*DATASET CONTENT:*
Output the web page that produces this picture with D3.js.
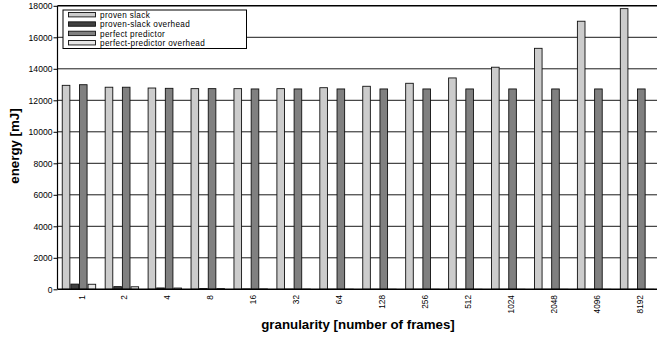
<!DOCTYPE html>
<html>
<head>
<meta charset="utf-8">
<script src="https://cdn.jsdelivr.net/npm/d3@7"></script>
<style>
  html, body { margin: 0; padding: 0; background: #fff; }
  svg { display: block; font-family: "Liberation Sans", Arial, Helvetica, sans-serif; }
</style>
</head>
<body>
<svg id="chart" width="657" height="339"></svg>
<script>
// Energy per granularity setting (mJ)
const granularities = ["1", "2", "4", "8", "16", "32", "64", "128", "256", "512", "1024", "2048", "4096", "8192"];
const provenSlack = [12950, 12830, 12780, 12740, 12740, 12740, 12800, 12890, 13080, 13420, 14100, 15300, 17020, 17820];
const provenSlackOverhead = [330, 170, 85, 45, 22, 11, 6, 3, 2, 1, 0.5, 0.3, 0.1, 0.1];
const perfectPredictor = [12990, 12830, 12760, 12740, 12720, 12720, 12720, 12720, 12720, 12720, 12720, 12720, 12720, 12720];
const perfectPredictorOverhead = [320, 160, 80, 40, 20, 10, 5, 3, 1.5, 1, 0.5, 0.3, 0.1, 0.1];
const yTicks = [0, 2000, 4000, 6000, 8000, 10000, 12000, 14000, 16000, 18000];

const seriesNames = ["proven slack", "proven-slack overhead", "perfect predictor", "perfect-predictor overhead"];
const seriesValues = [provenSlack, provenSlackOverhead, perfectPredictor, perfectPredictorOverhead];
const seriesFill = ["#cccccc", "#404040", "#808080", "#e6e6e6"];

const svg = d3.select("#chart");
const plotLeft = 57.5, plotRight = 658.5, plotTop = 5.8, plotBottom = 289.3;

const x0 = d3.scaleBand().domain(granularities).range([plotLeft, plotRight])
  .paddingInner(0.198).paddingOuter(0.099);
const x1 = d3.scaleBand().domain(d3.range(4)).range([0, x0.bandwidth()]);
const y = d3.scaleLinear().domain([0, 18000]).range([plotBottom, plotTop]);

// horizontal grid
svg.append("g").selectAll("line").data(yTicks.slice(1)).join("line")
  .attr("x1", plotLeft).attr("x2", 657)
  .attr("y1", d => y(d)).attr("y2", d => y(d))
  .attr("stroke", d => d === 18000 ? "#000" : "#1a1a1a")
  .attr("stroke-width", d => d === 18000 ? 1.6 : 1);

// bars
const groups = svg.append("g").selectAll("g").data(granularities).join("g")
  .attr("transform", d => `translate(${x0(d)},0)`);
groups.selectAll("rect").data((d, i) => seriesValues.map((vals, s) => ({ s, v: vals[i] })))
  .join("rect")
  .attr("x", d => x1(d.s) + 0.5)
  .attr("width", x1.bandwidth() - 1)
  .attr("y", d => y(d.v))
  .attr("height", d => plotBottom - y(d.v))
  .attr("fill", d => seriesFill[d.s])
  .attr("stroke", "#111")
  .attr("stroke-width", 0.9);

// y axis
const yAxis = d3.axisLeft(y).tickValues(yTicks).tickSize(4).tickPadding(1).tickFormat(d3.format("d"));
const gy = svg.append("g").attr("transform", `translate(${plotLeft},0)`).call(yAxis);
gy.select(".domain").attr("stroke", "#000").attr("stroke-width", 1.2).attr("d", `M0,${plotBottom}V${plotTop}`);
gy.selectAll(".tick line").attr("stroke", "#000");
gy.selectAll("text").attr("font-size", 8.6).attr("fill", "#000")
  .attr("font-family", "'Liberation Sans', Arial, sans-serif");

// x axis baseline
svg.append("line").attr("x1", plotLeft).attr("x2", 657).attr("y1", plotBottom).attr("y2", plotBottom)
  .attr("stroke", "#000").attr("stroke-width", 1.4);

// x tick labels, rotated
svg.append("g").selectAll("text").data(granularities).join("text")
  .attr("transform", d => `translate(${x0(d) + x0.bandwidth() / 2 + 5.6},295) rotate(-90)`)
  .attr("text-anchor", "end")
  .attr("font-size", 8.3)
  .text(d => d);

// axis titles
svg.append("text").attr("x", (plotLeft + plotRight) / 2).attr("y", 329)
  .attr("text-anchor", "middle").attr("font-size", 13.3).attr("font-weight", "bold")
  .text("granularity [number of frames]");
svg.append("text").attr("transform", "translate(18.5,146) rotate(-90)")
  .attr("text-anchor", "middle").attr("font-size", 13.3).attr("font-weight", "bold")
  .text("energy [mJ]");

// legend
const lg = svg.append("g");
lg.append("rect").attr("x", 63).attr("y", 10).attr("width", 183.5).attr("height", 38.5)
  .attr("fill", "#fff").attr("stroke", "#000").attr("stroke-width", 1);
const rows = lg.selectAll("g").data(seriesNames).join("g")
  .attr("transform", (d, i) => `translate(0,${14.7 + i * 9.35})`);
rows.append("rect").attr("x", 68.5).attr("y", -2.2).attr("width", 27).attr("height", 4.4)
  .attr("fill", (d, i) => seriesFill[i]).attr("stroke", "#111").attr("stroke-width", 0.9);
rows.append("text").attr("x", 100).attr("y", 3.1).attr("font-size", 8.2)
  .attr("letter-spacing", 0.35).text(d => d);
</script>
</body>
</html>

*EXERCISE TASK:* Omit any images, then output the listing exactly.

*TASK RESPONSE:*
Output the web page that produces this picture with D3.js.
<!DOCTYPE html>
<html>
<head>
<meta charset="utf-8">
<script src="https://cdn.jsdelivr.net/npm/d3@7"></script>
<style>
  html, body { margin: 0; padding: 0; background: #fff; }
  svg { display: block; font-family: "Liberation Sans", Arial, Helvetica, sans-serif; }
</style>
</head>
<body>
<svg id="chart" width="657" height="339"></svg>
<script>
// Energy per granularity setting (mJ)
const granularities = ["1", "2", "4", "8", "16", "32", "64", "128", "256", "512", "1024", "2048", "4096", "8192"];
const provenSlack = [12950, 12830, 12780, 12740, 12740, 12740, 12800, 12890, 13080, 13420, 14100, 15300, 17020, 17820];
const provenSlackOverhead = [330, 170, 85, 45, 22, 11, 6, 3, 2, 1, 0.5, 0.3, 0.1, 0.1];
const perfectPredictor = [12990, 12830, 12760, 12740, 12720, 12720, 12720, 12720, 12720, 12720, 12720, 12720, 12720, 12720];
const perfectPredictorOverhead = [320, 160, 80, 40, 20, 10, 5, 3, 1.5, 1, 0.5, 0.3, 0.1, 0.1];
const yTicks = [0, 2000, 4000, 6000, 8000, 10000, 12000, 14000, 16000, 18000];

const seriesNames = ["proven slack", "proven-slack overhead", "perfect predictor", "perfect-predictor overhead"];
const seriesValues = [provenSlack, provenSlackOverhead, perfectPredictor, perfectPredictorOverhead];
const seriesFill = ["#cccccc", "#404040", "#808080", "#e6e6e6"];

const svg = d3.select("#chart");
const plotLeft = 57.5, plotRight = 658.5, plotTop = 5.8, plotBottom = 289.3;

const x0 = d3.scaleBand().domain(granularities).range([plotLeft, plotRight])
  .paddingInner(0.198).paddingOuter(0.099);
const x1 = d3.scaleBand().domain(d3.range(4)).range([0, x0.bandwidth()]);
const y = d3.scaleLinear().domain([0, 18000]).range([plotBottom, plotTop]);

// horizontal grid
svg.append("g").selectAll("line").data(yTicks.slice(1)).join("line")
  .attr("x1", plotLeft).attr("x2", 657)
  .attr("y1", d => y(d)).attr("y2", d => y(d))
  .attr("stroke", d => d === 18000 ? "#000" : "#1a1a1a")
  .attr("stroke-width", d => d === 18000 ? 1.6 : 1);

// bars
const groups = svg.append("g").selectAll("g").data(granularities).join("g")
  .attr("transform", d => `translate(${x0(d)},0)`);
groups.selectAll("rect").data((d, i) => seriesValues.map((vals, s) => ({ s, v: vals[i] })))
  .join("rect")
  .attr("x", d => x1(d.s) + 0.5)
  .attr("width", x1.bandwidth() - 1)
  .attr("y", d => y(d.v))
  .attr("height", d => plotBottom - y(d.v))
  .attr("fill", d => seriesFill[d.s])
  .attr("stroke", "#111")
  .attr("stroke-width", 0.9);

// y axis
const yAxis = d3.axisLeft(y).tickValues(yTicks).tickSize(4).tickPadding(1).tickFormat(d3.format("d"));
const gy = svg.append("g").attr("transform", `translate(${plotLeft},0)`).call(yAxis);
gy.select(".domain").attr("stroke", "#000").attr("stroke-width", 1.2).attr("d", `M0,${plotBottom}V${plotTop}`);
gy.selectAll(".tick line").attr("stroke", "#000");
gy.selectAll("text").attr("font-size", 8.6).attr("fill", "#000")
  .attr("font-family", "'Liberation Sans', Arial, sans-serif");

// x axis baseline
svg.append("line").attr("x1", plotLeft).attr("x2", 657).attr("y1", plotBottom).attr("y2", plotBottom)
  .attr("stroke", "#000").attr("stroke-width", 1.4);

// x tick labels, rotated
svg.append("g").selectAll("text").data(granularities).join("text")
  .attr("transform", d => `translate(${x0(d) + x0.bandwidth() / 2 + 5.6},295) rotate(-90)`)
  .attr("text-anchor", "end")
  .attr("font-size", 8.3)
  .text(d => d);

// axis titles
svg.append("text").attr("x", (plotLeft + plotRight) / 2).attr("y", 329)
  .attr("text-anchor", "middle").attr("font-size", 13.3).attr("font-weight", "bold")
  .text("granularity [number of frames]");
svg.append("text").attr("transform", "translate(18.5,146) rotate(-90)")
  .attr("text-anchor", "middle").attr("font-size", 13.3).attr("font-weight", "bold")
  .text("energy [mJ]");

// legend
const lg = svg.append("g");
lg.append("rect").attr("x", 63).attr("y", 10).attr("width", 183.5).attr("height", 38.5)
  .attr("fill", "#fff").attr("stroke", "#000").attr("stroke-width", 1);
const rows = lg.selectAll("g").data(seriesNames).join("g")
  .attr("transform", (d, i) => `translate(0,${14.7 + i * 9.35})`);
rows.append("rect").attr("x", 68.5).attr("y", -2.2).attr("width", 27).attr("height", 4.4)
  .attr("fill", (d, i) => seriesFill[i]).attr("stroke", "#111").attr("stroke-width", 0.9);
rows.append("text").attr("x", 100).attr("y", 3.1).attr("font-size", 8.2)
  .attr("letter-spacing", 0.35).text(d => d);
</script>
</body>
</html>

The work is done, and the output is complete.